— START OF Supplied entries —

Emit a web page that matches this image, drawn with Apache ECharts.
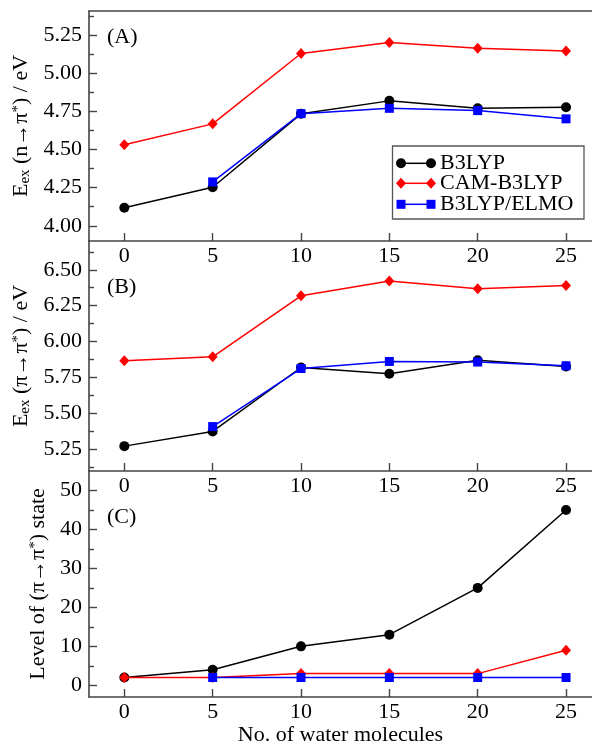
<!DOCTYPE html>
<html><head><meta charset="utf-8">
<script src="https://cdn.jsdelivr.net/npm/echarts@6/dist/echarts.min.js"></script>
<style>html,body{margin:0;padding:0;background:#fff}#c{width:592px;height:747px}</style>
</head><body><div id="c"></div>
<script>
// ---- data ----
const xValues = [0, 5, 10, 15, 20, 25];
const seriesNames = ['B3LYP', 'CAM-B3LYP', 'B3LYP/ELMO'];
// Panel A: Eex (n->pi*) / eV
const b3lypA = [4.118, 4.253, 4.735, 4.820, 4.771, 4.778];
const camA   = [4.532, 4.669, 5.131, 5.203, 5.166, 5.148];
const elmoA  = [null, 4.288, 4.736, 4.771, 4.756, 4.702];
// Panel B: Eex (pi->pi*) / eV
const b3lypB = [5.273, 5.375, 5.820, 5.777, 5.871, 5.827];
const camB   = [5.867, 5.894, 6.319, 6.421, 6.368, 6.391];
const elmoB  = [null, 5.409, 5.813, 5.862, 5.858, 5.832];
// Panel C: level of (pi->pi*) state
const b3lypC = [2, 4, 10, 13, 25, 45];
const camC   = [2, 2, 3, 3, 3, 9];
const elmoC  = [null, 2, 2, 2, 2, 2];
// tick labels
const xTicks = [0, 5, 10, 15, 20, 25];
const yTicksA = [4.00, 4.25, 4.50, 4.75, 5.00, 5.25];
const yMinorA = [4.125, 4.375, 4.625, 4.875, 5.125, 5.375];
const yTicksB = [5.25, 5.50, 5.75, 6.00, 6.25, 6.50];
const yMinorB = [5.125, 5.375, 5.625, 5.875, 6.125, 6.375, 6.625];
const yTicksC = [0, 10, 20, 30, 40, 50];
const yMinorC = [5, 15, 25, 35, 45];

// ---- styling ----
const FONT = '"Liberation Serif", "Times New Roman", serif';
const AX = '#444';
const colors = ['#000000', '#ff0000', '#0000ff'];
const symbols = ['circle', 'diamond', 'rect'];
const symSizes = [10, [10, 11], 9];

const pair = arr => xValues.map((x, i) => [x, arr[i]]).filter(p => p[1] !== null);

const grids = [
  {left: 89, right: 0, top: 11, height: 230},
  {left: 89, right: 0, top: 241, height: 230},
  {left: 89, right: 0, top: 471, height: 230}
];

function xAxisFor(i) {
  return {
    type: 'value', gridIndex: i, min: -2, max: 26.47, position: 'bottom',
    axisLine: {show: true, onZero: false, lineStyle: {color: AX, width: 1.6}},
    axisTick: {show: true, inside: true, length: 8, customValues: xTicks, lineStyle: {color: AX, width: 1.4}},
    axisLabel: {show: true, customValues: xTicks, margin: 4, fontSize: 22, fontFamily: FONT, color: '#000'},
    splitLine: {show: false},
    name: i === 2 ? 'No. of water molecules' : '',
    nameLocation: 'middle', nameGap: 27,
    nameTextStyle: {fontSize: 22, fontFamily: FONT, color: '#000'}
  };
}
const xAxes = [xAxisFor(0), xAxisFor(1), xAxisFor(2), {
  type: 'value', gridIndex: 0, min: -2, max: 26.47, position: 'top',
  axisLine: {show: true, onZero: false, lineStyle: {color: AX, width: 1.6}},
  axisTick: {show: false}, axisLabel: {show: false}, splitLine: {show: false}
}];

const rich = {
  n: {fontSize: 22, fontFamily: FONT, color: '#000'},
  s: {fontSize: 15, fontFamily: FONT, color: '#000', verticalAlign: 'bottom'},
  p: {fontSize: 15, fontFamily: FONT, color: '#000', verticalAlign: 'top'}
};

function yAxisFor(i, min, max, ticks, dec, name, gap) {
  return {
    type: 'value', gridIndex: i, min: min, max: max, position: 'left',
    axisLine: {show: true, onZero: false, lineStyle: {color: AX, width: 1.6}},
    axisTick: {show: true, inside: true, length: 8, customValues: ticks, lineStyle: {color: AX, width: 1.4}},
    axisLabel: {show: true, customValues: ticks, margin: 7, fontSize: 22, fontFamily: FONT, color: '#000',
      formatter: v => v.toFixed(dec)},
    splitLine: {show: false},
    name: name, nameLocation: 'middle', nameRotate: 90, nameGap: gap,
    nameTextStyle: {fontSize: 22, fontFamily: FONT, color: '#000', rich: rich}
  };
}
function yMinorFor(i, min, max, ticks) {
  return {
    type: 'value', gridIndex: i, min: min, max: max, position: 'left',
    axisLine: {show: false, onZero: false},
    axisTick: {show: true, inside: true, length: 5, customValues: ticks, lineStyle: {color: AX, width: 1.4}},
    axisLabel: {show: false}, splitLine: {show: false}
  };
}
const yAxes = [
  yAxisFor(0, 3.9, 5.41, yTicksA, 2, '{n|E}{s|ex}{n| (n→π}{p|*}{n|) / eV}', 49),
  yAxisFor(1, 5.1, 6.7, yTicksB, 2, '{n|E}{s|ex}{n| (π→π}{p|*}{n|) / eV}', 49),
  yAxisFor(2, -3, 55, yTicksC, 0, '{n|Level of (π→π}{p|*}{n|) state}', 30),
  yMinorFor(0, 3.9, 5.41, yMinorA),
  yMinorFor(1, 5.1, 6.7, yMinorB),
  yMinorFor(2, -3, 55, yMinorC)
];

const panelData = [[b3lypA, camA, elmoA], [b3lypB, camB, elmoB], [b3lypC, camC, elmoC]];
const series = [];
panelData.forEach((set, p) => {
  set.forEach((arr, k) => {
    series.push({
      type: 'line', name: seriesNames[k], xAxisIndex: p, yAxisIndex: p,
      data: pair(arr), symbol: symbols[k], symbolSize: symSizes[k], showAllSymbol: true,
      lineStyle: {color: colors[k], width: 1.5}, itemStyle: {color: colors[k], borderWidth: 0},
      z: 2 + k, animation: false, emphasis: {disabled: true}
    });
  });
});

// legend drawn as graphic (line with markers at both ends, xmgrace style)
const legY = [163.3, 183.3, 204.3];
const legendChildren = [{
  type: 'rect', shape: {x: 392.5, y: 146, width: 191.5, height: 73},
  style: {fill: '#fff', stroke: '#555', lineWidth: 1.3}
}];
seriesNames.forEach((nm, k) => {
  const y = legY[k];
  legendChildren.push({type: 'line', shape: {x1: 401, y1: y, x2: 431, y2: y}, style: {stroke: colors[k], lineWidth: 1.5}});
  [401, 431].forEach(cx => {
    if (k === 0) legendChildren.push({type: 'circle', shape: {cx: cx, cy: y, r: 5}, style: {fill: colors[k]}});
    else if (k === 1) legendChildren.push({type: 'polygon', shape: {points: [[cx, y - 5.5], [cx + 5, y], [cx, y + 5.5], [cx - 5, y]]}, style: {fill: colors[k]}});
    else legendChildren.push({type: 'rect', shape: {x: cx - 4.5, y: y - 4.5, width: 9, height: 9}, style: {fill: colors[k]}});
  });
  legendChildren.push({type: 'text', style: {x: 440, y: y, text: nm, fontSize: 22, fontFamily: FONT, fill: '#000', verticalAlign: 'middle', align: 'left'}});
});

const panelLabels = [['(A)', 37], ['(B)', 287.5], ['(C)', 517.5]];
const graphics = [{type: 'group', z: 100, children: legendChildren}];
panelLabels.forEach(([t, y]) => graphics.push({
  type: 'text', z: 100, style: {x: 107, y: y, text: t, fontSize: 22, fontFamily: FONT, fill: '#000', verticalAlign: 'middle', align: 'left'}
}));

const chart = echarts.init(document.getElementById('c'), null, {renderer: 'canvas'});
chart.setOption({
  animation: false,
  backgroundColor: '#fff',
  grid: grids,
  xAxis: xAxes,
  yAxis: yAxes,
  series: series,
  graphic: graphics
});
</script></body></html>
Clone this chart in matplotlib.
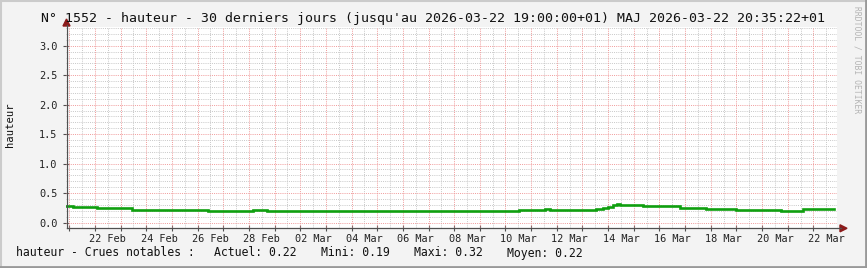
import numpy as np
import pandas as pd
import matplotlib
matplotlib.use('Agg')
import matplotlib.pyplot as plt
from matplotlib.lines import Line2D
from matplotlib.patches import Polygon

plt.rcParams['font.family'] = ['DejaVu Sans Mono']

# Water level steps (value holds until next time)
times = ['2026-02-20 21:00', '2026-02-21 03:00', '2026-02-22 02:00', '2026-02-23 11:00',
         '2026-02-25 19:00', '2026-02-26 10:00', '2026-02-26 13:00', '2026-02-28 04:00',
         '2026-02-28 09:00', '2026-02-28 13:00', '2026-02-28 17:00', '2026-03-04 11:00',
         '2026-03-04 14:00', '2026-03-06 05:00', '2026-03-06 21:00', '2026-03-10 13:00',
         '2026-03-10 18:00', '2026-03-11 06:00', '2026-03-11 13:00', '2026-03-11 18:00',
         '2026-03-12 10:00', '2026-03-13 07:00', '2026-03-13 13:00', '2026-03-13 19:00',
         '2026-03-14 00:00', '2026-03-14 05:00', '2026-03-14 08:00', '2026-03-14 11:00',
         '2026-03-14 22:00', '2026-03-15 09:00', '2026-03-16 19:00', '2026-03-17 16:00',
         '2026-03-17 20:00', '2026-03-19 00:00', '2026-03-19 07:00', '2026-03-19 10:00',
         '2026-03-20 14:00', '2026-03-20 18:00', '2026-03-21 14:00', '2026-03-22 19:00']
values = [0.275, 0.26, 0.24, 0.22,
          0.205, 0.19, 0.20, 0.22,
          0.21, 0.22, 0.20, 0.195,
          0.20, 0.19, 0.20, 0.21,
          0.205, 0.22, 0.225, 0.22,
          0.205, 0.215, 0.23, 0.245,
          0.265, 0.29, 0.32, 0.30,
          0.29, 0.275, 0.245, 0.25,
          0.222, 0.207, 0.215, 0.207,
          0.22, 0.20, 0.222, 0.222]

tick_dates = ['2026-02-22', '2026-02-24', '2026-02-26', '2026-02-28', '2026-03-02',
              '2026-03-04', '2026-03-06', '2026-03-08', '2026-03-10', '2026-03-12',
              '2026-03-14', '2026-03-16', '2026-03-18', '2026-03-20', '2026-03-22']
tick_labels = ['22 Feb', '24 Feb', '26 Feb', '28 Feb', '02 Mar', '04 Mar', '06 Mar',
               '08 Mar', '10 Mar', '12 Mar', '14 Mar', '16 Mar', '18 Mar', '20 Mar', '22 Mar']

title = ("N° 1552 - hauteur - 30 derniers jours (jusqu'au 2026-03-22 19:00:00+01) "
         "MAJ 2026-03-22 20:35:22+01")
legend_items = ['hauteur - Crues notables :', 'Actuel: 0.22', 'Mini: 0.19',
                'Maxi: 0.32', 'Moyen: 0.22']

W, H = 867, 268
t = pd.to_datetime(times)

fig = plt.figure(figsize=(W / 100, H / 100), dpi=100, facecolor='#f3f3f3')
ax = fig.add_axes([66 / W, 1 - 228.3 / H, (837 - 66) / W, (228.3 - 27.5) / H])
ax.set_facecolor('white')

x0 = pd.Timestamp('2026-02-21') - pd.Timedelta(hours=3.1)
x1 = pd.Timestamp('2026-02-21') + pd.Timedelta(days=29.92)
ax.set_xlim(x0, x1)
ax.set_ylim(-0.098, 3.31)

# grid: gray minor (noon / 0.1), red major (midnight / 0.5)
dot = (0, (1, 1.2))
days = pd.date_range('2026-02-21', '2026-03-22', freq='D')
noons = pd.date_range('2026-02-20 12:00', '2026-03-22 12:00', freq='D')
for d in noons:
    ax.axvline(d, color='#c8c8c8', lw=0.7, ls=dot, zorder=1)
for yv in np.arange(0, 3.31, 0.1):
    if abs(yv / 0.5 - round(yv / 0.5)) > 1e-6:
        ax.axhline(yv, color='#c8c8c8', lw=0.7, ls=dot, zorder=1)
for d in days:
    ax.axvline(d, color='#f09a9a', lw=0.7, ls=dot, zorder=2)
for yv in np.arange(0, 3.31, 0.5):
    ax.axhline(yv, color='#f09a9a', lw=0.7, ls=dot, zorder=2)

# series
ax.plot(t, values, drawstyle='steps-post', color='#0f9f0f', lw=1.9, zorder=3,
        solid_joinstyle='miter')

for s in ax.spines.values():
    s.set_visible(False)

ax.set_xticks(days)
ax.set_xticklabels([])
ax.set_xticks(pd.to_datetime(tick_dates) + pd.Timedelta(hours=12), minor=True)
ax.set_xticklabels(tick_labels, minor=True)
ax.tick_params(axis='x', which='major', length=4, direction='inout', color='#505050', width=0.8)
ax.tick_params(axis='x', which='minor', length=0, pad=4, labelsize=7.4, labelcolor='#222222')
ax.set_yticks(np.arange(0, 3.01, 0.5))
ax.set_yticklabels(['%.1f' % v for v in np.arange(0, 3.01, 0.5)])
ax.tick_params(axis='y', length=4, direction='inout', color='#505050', width=0.8,
               pad=4, labelsize=7.4, labelcolor='#222222')

# axis lines with arrows
fig.add_artist(Line2D([66.5 / W, 841 / W], [1 - 228.3 / H, 1 - 228.3 / H], color='#505050', lw=0.9))
fig.add_artist(Line2D([66.5 / W, 66.5 / W], [1 - 228.3 / H, 1 - 25 / H], color='#505050', lw=0.9))
fig.add_artist(Polygon([(66.5 / W, 1 - 19 / H), (63 / W, 1 - 26 / H), (70 / W, 1 - 26 / H)],
                       closed=True, color='#8b1a1a', transform=fig.transFigure))
fig.add_artist(Polygon([(847 / W, 1 - 228.3 / H), (840 / W, 1 - 224.8 / H), (840 / W, 1 - 231.8 / H)],
                       closed=True, color='#8b1a1a', transform=fig.transFigure))

# texts
fig.text(433 / W, 1 - 18.5 / H, title, ha='center', va='center', fontsize=9.5, color='#111111')
fig.text(10 / W, 1 - 125 / H, 'hauteur', rotation=90, ha='center', va='center',
         fontsize=7.6, color='#111111')
fig.text(857 / W, 1 - 6 / H, 'RRDTOOL / TOBI OETIKER', rotation=270, ha='center', va='top',
         fontsize=5.8, color='#b4b4b4')
for label, xp in zip(legend_items, [16, 214, 321, 414, 507]):
    fig.text(xp / W, 1 - 253 / H, label, ha='left', va='center', fontsize=8.3, color='#111111')

# 3D-ish frame
fig.add_artist(Line2D([0, 1], [1 - 0.5 / H, 1 - 0.5 / H], color='#cbcbcb', lw=1.5))
fig.add_artist(Line2D([0.5 / W, 0.5 / W], [0, 1], color='#cbcbcb', lw=1.5))
fig.add_artist(Line2D([0, 1], [1.0 / H, 1.0 / H], color='#999999', lw=2))
fig.add_artist(Line2D([1 - 1.0 / W, 1 - 1.0 / W], [0, 1], color='#999999', lw=2))

fig.savefig('out.png', dpi=100, facecolor=fig.get_facecolor())
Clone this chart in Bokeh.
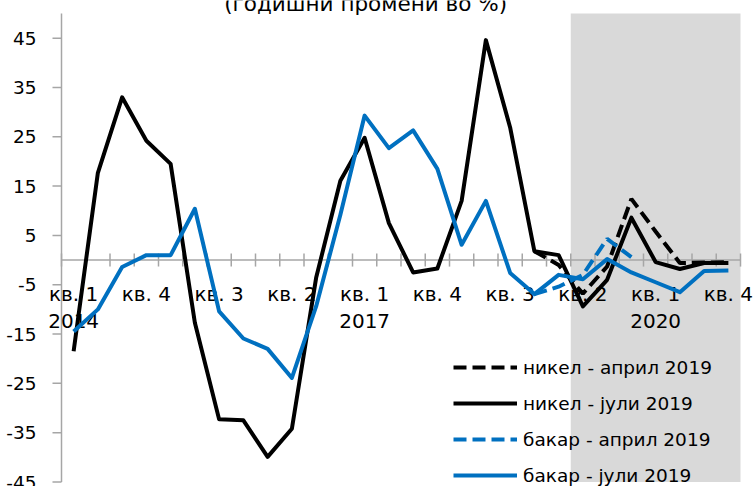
from bokeh.plotting import figure
from bokeh.models import Range1d, BoxAnnotation, Legend, LegendItem
from bokeh.core.properties import value
from bokeh.embed import file_html
from bokeh.resources import INLINE

# Quarters 2014 Q1 .. 2020 Q4 (index 0..27)
n_quarters = 28
tick_idx = [0, 3, 6, 9, 12, 15, 18, 21, 24, 27]
tick_labels = ["кв. 1", "кв. 4", "кв. 3", "кв. 2", "кв. 1", "кв. 4", "кв. 3", "кв. 2", "кв. 1", "кв. 4"]
year_idx = [0, 12, 24]
year_labels = ["2014", "2017", "2020"]
y_ticks = [-45, -35, -25, -15, -5, 5, 15, 25, 35, 45]
y_axis_min, y_axis_max = -45, 50
forecast_start = 21  # 2019 Q2
title_text = "(годишни промени во %)"

# Annual changes, %
nickel_jul = [-18.5, 17.7, 33.0, 24.2, 19.5, -12.7, -32.3, -32.5, -39.9, -34.2,
              -3.6, 16.1, 24.8, 7.5, -2.5, -1.7, 12.0, 44.6, 26.9, 1.8,
              1.0, -9.4, -4.0, 8.6, -0.4, -1.8, -0.6, -0.6]
nickel_apr_start = 19
nickel_apr = [1.8, -1.0, -6.8, -1.3, 12.4, 5.8, -0.6, -0.5, -0.4]
copper_jul = [-14.5, -10.0, -1.4, 1.0, 1.0, 10.4, -10.4, -15.9, -18.0, -23.9,
              -9.4, 9.2, 29.3, 22.7, 26.3, 18.5, 3.1, 12.0, -2.6, -6.9,
              -3.0, -3.9, 0.2, -2.5, -4.5, -6.5, -2.2, -2.1]
copper_apr_start = 19
copper_apr = [-6.9, -5.4, -3.0, 4.3, 0.6]

FONT = "DejaVu Sans"
BLUE = "#0070C0"
AXIS_GRAY = "#a6a6a6"

# page layout (pixels): the plotting area fills the page, the axes are drawn inside it
W, H = 755, 486
left_px, right_px = 61, 15
top_px, bottom_px = 13, 4.5
ppx = (W - left_px - right_px) / n_quarters
ppu = (H - top_px - bottom_px) / (y_axis_max - y_axis_min)
x_lo = -0.5 - left_px / ppx
x_hi = n_quarters - 0.5 + right_px / ppx
y_lo = y_axis_min - bottom_px / ppu
y_hi = y_axis_max + top_px / ppu
x_first, x_last = -0.5, n_quarters - 0.5

p = figure(width=W, height=H, output_backend="svg", toolbar_location=None,
           x_range=Range1d(x_lo, x_hi), y_range=Range1d(y_lo, y_hi),
           x_axis_location=None, y_axis_location=None,
           min_border_left=0, min_border_right=0, min_border_top=0, min_border_bottom=0)
p.grid.visible = False
p.outline_line_color = None
p.background_fill_color = "white"

# forecast period shading
p.add_layout(BoxAnnotation(left=forecast_start - 0.5, right=x_last, bottom=y_axis_min,
                           top=y_axis_max, fill_color="#d9d9d9", fill_alpha=1,
                           line_color=None, level="underlay"))

# vertical axis: line, ticks, labels
p.segment(x0=[x_first], x1=[x_first], y0=[y_axis_min], y1=[y_axis_max],
          line_color=AXIS_GRAY, line_width=1.5)
p.segment(x0=[x_first - 9 / ppx] * len(y_ticks), x1=[x_first] * len(y_ticks),
          y0=y_ticks, y1=y_ticks, line_color=AXIS_GRAY, line_width=1.5)
p.text(x=[x_first - 25 / ppx] * len(y_ticks), y=y_ticks, text=[str(t) for t in y_ticks],
       text_align="right", text_baseline="middle", text_font=value(FONT),
       text_font_size="18.5px", text_color="black")

# horizontal axis at zero with tick marks between quarters
p.segment(x0=[x_first], x1=[x_last], y0=[0], y1=[0], line_color=AXIS_GRAY, line_width=1.5)
bounds = [i - 0.5 for i in range(n_quarters + 1)]
p.segment(x0=bounds, x1=bounds, y0=[-6.5 / ppu] * len(bounds), y1=[6.5 / ppu] * len(bounds),
          line_color=AXIS_GRAY, line_width=1.5)
p.text(x=tick_idx, y=[-34 / ppu] * len(tick_idx), text=tick_labels, text_align="center",
       text_baseline="middle", text_font=value(FONT), text_font_size="20px", text_color="black")
p.text(x=year_idx, y=[-60.5 / ppu] * len(year_idx), text=year_labels, text_align="center",
       text_baseline="middle", text_font=value(FONT), text_font_size="20px", text_color="black")

# chart title, partly above the top edge
p.text(x=[12.04], y=[y_hi - 3.2 / ppu], text=[title_text], text_align="center",
       text_baseline="middle", text_font=value(FONT), text_font_size="21.5px", text_color="black")

x_all = list(range(n_quarters))
r_ni_apr = p.line(list(range(nickel_apr_start, nickel_apr_start + len(nickel_apr))), nickel_apr,
                  line_color="black", line_width=4, line_dash="13 6")
r_ni_jul = p.line(x_all, nickel_jul, line_color="black", line_width=4, line_join="round")
r_cu_apr = p.line(list(range(copper_apr_start, copper_apr_start + len(copper_apr))), copper_apr,
                  line_color=BLUE, line_width=4, line_dash="13 6")
r_cu_jul = p.line(x_all, copper_jul, line_color=BLUE, line_width=4, line_join="round")

legend = Legend(items=[
    LegendItem(label="никел - април 2019", renderers=[r_ni_apr]),
    LegendItem(label="никел - јули 2019", renderers=[r_ni_jul]),
    LegendItem(label="бакар - април 2019", renderers=[r_cu_apr]),
    LegendItem(label="бакар - јули 2019", renderers=[r_cu_jul]),
], location=(453, 0), orientation="vertical", background_fill_alpha=0, border_line_alpha=0,
    padding=0, margin=0, spacing=14, glyph_width=64, glyph_height=22, label_height=22,
    label_standoff=6, label_text_font=FONT, label_text_font_size="18.5px",
    label_text_color="black")
p.add_layout(legend)

open("out.html", "w").write(file_html(p, INLINE))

— END OF Supplied entries —

Work to do – In the entries above, how many lines contain the word "Clone"? Answer with the number only.

Right answer – 2